When I learned that we would be doing Interactive Fiction for class, I was initially excited; I remembered those books as a kid where you could " choose your own adventure" that I loved and I thought IF would be very similar to that. I had no idea that IF provided the player with many more options during the interaction that those old "create your own adventure" books did. Rather than simply choosing between, let's say, entering the cave or going around the cave, the reader is faced with numerous possibilities for interaction that are not clearly defined. The reader must choose the questions to ask, the path to take, the objects to hold as well as any other interactions. One example of this type of interactive fiction is " Galatea"



When Galatea first begins, the reader is introduced to a statue of a women who is standing alone. This is called the prologue From this point on, the reader is essentially in charge; the scene has been set and the reader must now "create" the story as they see fit. Throughout the story, the reader opens up a complex world that is this women's life. Galatea allows the reader to see into her past, her feelings, and her thoughts about her situation. These responses to the questions the reader poses are called "outputs" according to Monfort.

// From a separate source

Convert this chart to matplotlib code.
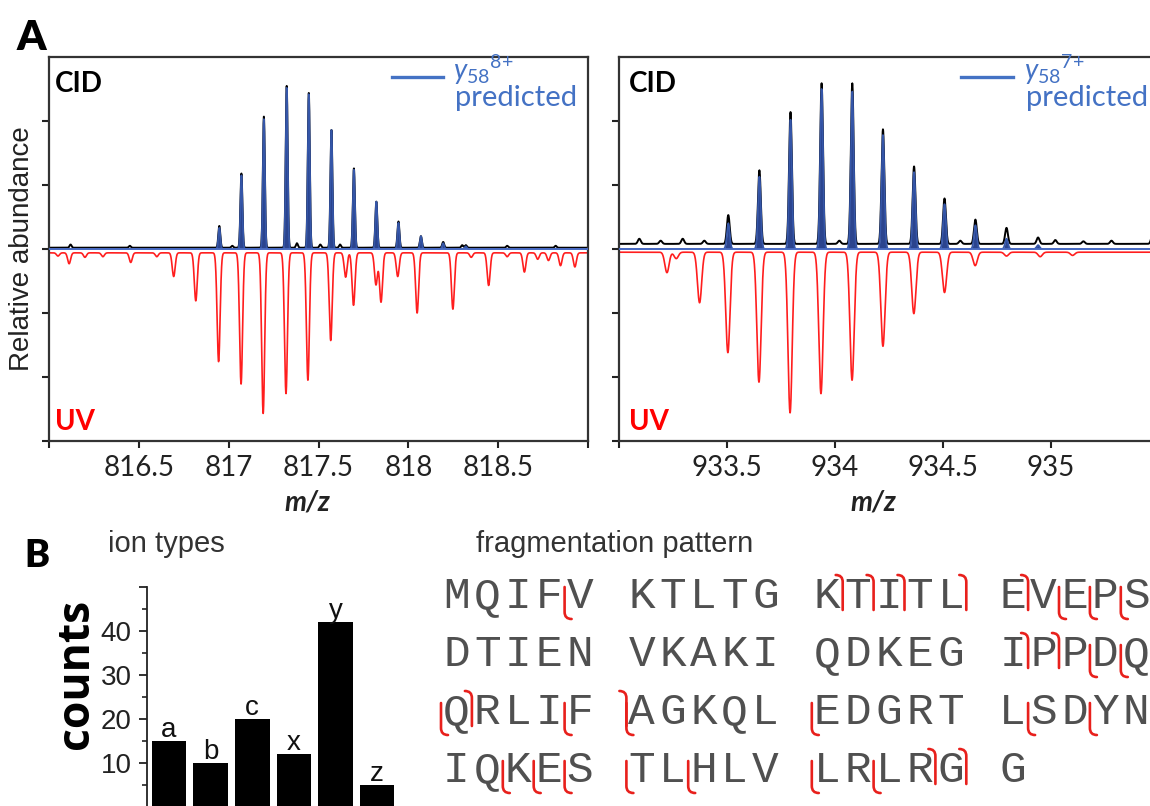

I began interacting with Galatea by saying Hello. She responded to me, and I began to ask questions ( called inputs) to her such as " tell me about your sculptor" or " tell me about hearing." Galatea responds to these questions and her responses oftentimes lead the reader into a new direction and prompts them to ask new questions. When Galatea first begins talking, her responses are short and to the point. She also gets angry or annoyed if the reader asks the same question more than once, responding curtly with " I already told you everything I know." At this point in the story, I noticed that at the top of my screen it said I had a back view of Galatea. This is an important element to the meaning of the story. When the reader first starts out speaking with Galatea, she is not facing them and her responses are vague and cold. She does not seem interested in interaction with the reader. As the story progresses and the reader gets to know Galatea better, she gains more patience with the reader and even begins to turn toward them. This signifies that she is growing increasing more comfortable with the reader and she is willing to share more of her personal life. Essentially, Galatea is like a date; at first she is a bit skeptical and aloof, but as the reader asks better questions and gains her trust, she begins to warm up to the idea of conversation and accept the possibly of some type of connection between herself and the reader.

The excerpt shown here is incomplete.